_INFORMATION SHOWN_
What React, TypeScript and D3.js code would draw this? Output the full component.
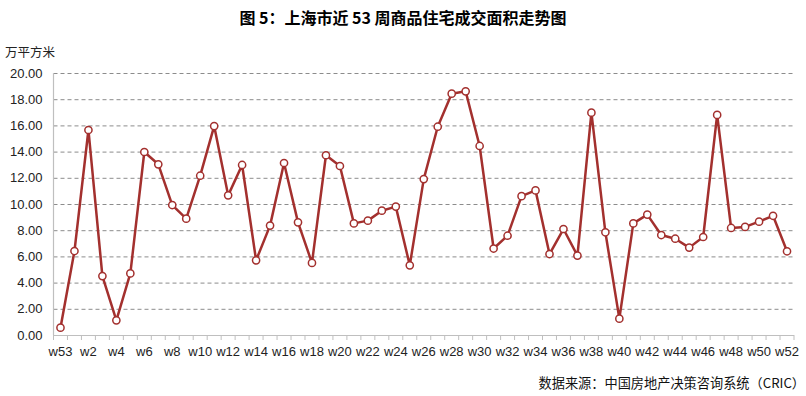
import React, { useEffect, useRef } from 'react';
import * as d3 from 'd3';

const weeks = ['w53', ...d3.range(1, 53).map(i => `w${i}`)];
const area = [
  0.56, 6.41, 15.65, 4.5, 1.12, 4.7, 13.97, 13.03, 9.92, 8.88,
  12.16, 15.95, 10.66, 12.98, 5.7, 8.35, 13.13, 8.6, 5.5, 13.72,
  12.9, 8.52, 8.73, 9.49, 9.8, 5.32, 11.9, 15.9, 18.42, 18.6,
  14.43, 6.6, 7.58, 10.6, 11.04, 6.18, 8.09, 6.06, 16.97, 7.84,
  1.25, 8.52, 9.19, 7.63, 7.35, 6.67, 7.48, 16.8, 8.17, 8.25,
  8.65, 9.1, 6.39,
];
const yTicks = [0, 2, 4, 6, 8, 10, 12, 14, 16, 18, 20];

const W = 806;
const H = 396;
const margin = { top: 73, right: 12, bottom: 61, left: 53.5 };
const font = '"Liberation Sans", Arial, sans-serif';
const cjk = '"Noto Sans CJK SC", sans-serif';
const red = '#a3302e';

export default function App() {
  const svgRef = useRef<SVGSVGElement>(null);

  useEffect(() => {
    if (!svgRef.current) return;
    const svg = d3.select(svgRef.current);
    svg.selectAll('*').remove();

    const w = W - margin.left - margin.right;
    const h = H - margin.top - margin.bottom;

    const x = d3.scaleBand().domain(weeks).range([0, w]);
    const y = d3.scaleLinear().domain([0, 20]).range([h, 0]);

    svg.append('rect').attr('width', W).attr('height', H).attr('fill', 'white');

    // title
    svg.append('text')
      .attr('x', 403).attr('y', 24)
      .attr('text-anchor', 'middle')
      .attr('font-family', cjk)
      .attr('font-size', 16).attr('font-weight', 'bold')
      .attr('fill', '#000')
      .text('图 5：上海市近 53 周商品住宅成交面积走势图');

    svg.append('text')
      .attr('x', 5).attr('y', 57)
      .attr('font-family', cjk)
      .attr('font-size', 12.5)
      .attr('fill', '#222')
      .text('万平方米');

    const g = svg.append('g').attr('transform', `translate(${margin.left},${margin.top})`);

    // gridlines
    g.selectAll('line.grid')
      .data(yTicks.filter(d => d > 0))
      .join('line')
      .attr('class', 'grid')
      .attr('x1', 0).attr('x2', w)
      .attr('y1', d => y(d) + 0.5).attr('y2', d => y(d) + 0.5)
      .attr('stroke', '#8c8c8c')
      .attr('stroke-dasharray', '4 3')
      .attr('stroke-width', 1);

    // y labels
    g.selectAll('text.ytick')
      .data(yTicks)
      .join('text')
      .attr('class', 'ytick')
      .attr('x', -11).attr('y', d => y(d))
      .attr('dy', '0.35em')
      .attr('text-anchor', 'end')
      .attr('font-family', font)
      .attr('font-size', 13)
      .attr('fill', '#222')
      .text(d => d.toFixed(2));

    // axes lines
    g.append('line')
      .attr('x1', 0).attr('x2', 0).attr('y1', 0).attr('y2', h)
      .attr('stroke', '#bfbfbf').attr('stroke-width', 1.2);
    g.append('line')
      .attr('x1', 0).attr('x2', w).attr('y1', h + 0.5).attr('y2', h + 0.5)
      .attr('stroke', '#bfbfbf').attr('stroke-width', 1.2);

    // category tick marks
    g.selectAll('line.xtick')
      .data(d3.range(weeks.length + 1))
      .join('line')
      .attr('class', 'xtick')
      .attr('x1', i => i * x.bandwidth()).attr('x2', i => i * x.bandwidth())
      .attr('y1', h).attr('y2', h + 5)
      .attr('stroke', '#bfbfbf').attr('stroke-width', 1);

    // x labels
    g.selectAll('text.xlab')
      .data(weeks.filter((_, i) => i % 2 === 0))
      .join('text')
      .attr('class', 'xlab')
      .attr('x', d => (x(d) ?? 0) + x.bandwidth() / 2)
      .attr('y', h + 21)
      .attr('text-anchor', 'middle')
      .attr('font-family', font)
      .attr('font-size', 13)
      .attr('fill', '#222')
      .text(d => d);

    const pts = weeks.map((wk, i) => ({ wk, v: area[i] }));
    const line = d3.line<typeof pts[0]>()
      .x(d => (x(d.wk) ?? 0) + x.bandwidth() / 2)
      .y(d => y(d.v));

    g.append('path')
      .datum(pts)
      .attr('fill', 'none')
      .attr('stroke', red)
      .attr('stroke-width', 2.5)
      .attr('stroke-linejoin', 'round')
      .attr('d', line);

    g.selectAll('circle')
      .data(pts)
      .join('circle')
      .attr('cx', d => (x(d.wk) ?? 0) + x.bandwidth() / 2)
      .attr('cy', d => y(d.v))
      .attr('r', 3.6)
      .attr('fill', 'white')
      .attr('stroke', red)
      .attr('stroke-width', 1.5);

    // source
    svg.append('text')
      .attr('x', 805).attr('y', 388)
      .attr('text-anchor', 'end')
      .attr('font-family', cjk)
      .attr('font-size', 13.2)
      .attr('fill', '#111')
      .text('数据来源：中国房地产决策咨询系统（CRIC）');
  }, []);

  return (
    <svg ref={svgRef} width={W} height={H}
      style={{ position: 'absolute', left: 0, top: 0, display: 'block' }} />
  );
}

_TASK TO COMPLETE_
Write out the lines from the start of the material to the line with "W).attr('height', H).attr('fill', 'white');", inclusive and exactly. Skip the pictures.

_SOLUTION TO THIS EXERCISE_
What React, TypeScript and D3.js code would draw this? Output the full component.
import React, { useEffect, useRef } from 'react';
import * as d3 from 'd3';

const weeks = ['w53', ...d3.range(1, 53).map(i => `w${i}`)];
const area = [
  0.56, 6.41, 15.65, 4.5, 1.12, 4.7, 13.97, 13.03, 9.92, 8.88,
  12.16, 15.95, 10.66, 12.98, 5.7, 8.35, 13.13, 8.6, 5.5, 13.72,
  12.9, 8.52, 8.73, 9.49, 9.8, 5.32, 11.9, 15.9, 18.42, 18.6,
  14.43, 6.6, 7.58, 10.6, 11.04, 6.18, 8.09, 6.06, 16.97, 7.84,
  1.25, 8.52, 9.19, 7.63, 7.35, 6.67, 7.48, 16.8, 8.17, 8.25,
  8.65, 9.1, 6.39,
];
const yTicks = [0, 2, 4, 6, 8, 10, 12, 14, 16, 18, 20];

const W = 806;
const H = 396;
const margin = { top: 73, right: 12, bottom: 61, left: 53.5 };
const font = '"Liberation Sans", Arial, sans-serif';
const cjk = '"Noto Sans CJK SC", sans-serif';
const red = '#a3302e';

export default function App() {
  const svgRef = useRef<SVGSVGElement>(null);

  useEffect(() => {
    if (!svgRef.current) return;
    const svg = d3.select(svgRef.current);
    svg.selectAll('*').remove();

    const w = W - margin.left - margin.right;
    const h = H - margin.top - margin.bottom;

    const x = d3.scaleBand().domain(weeks).range([0, w]);
    const y = d3.scaleLinear().domain([0, 20]).range([h, 0]);

    svg.append('rect').attr('width', W).attr('height', H).attr('fill', 'white');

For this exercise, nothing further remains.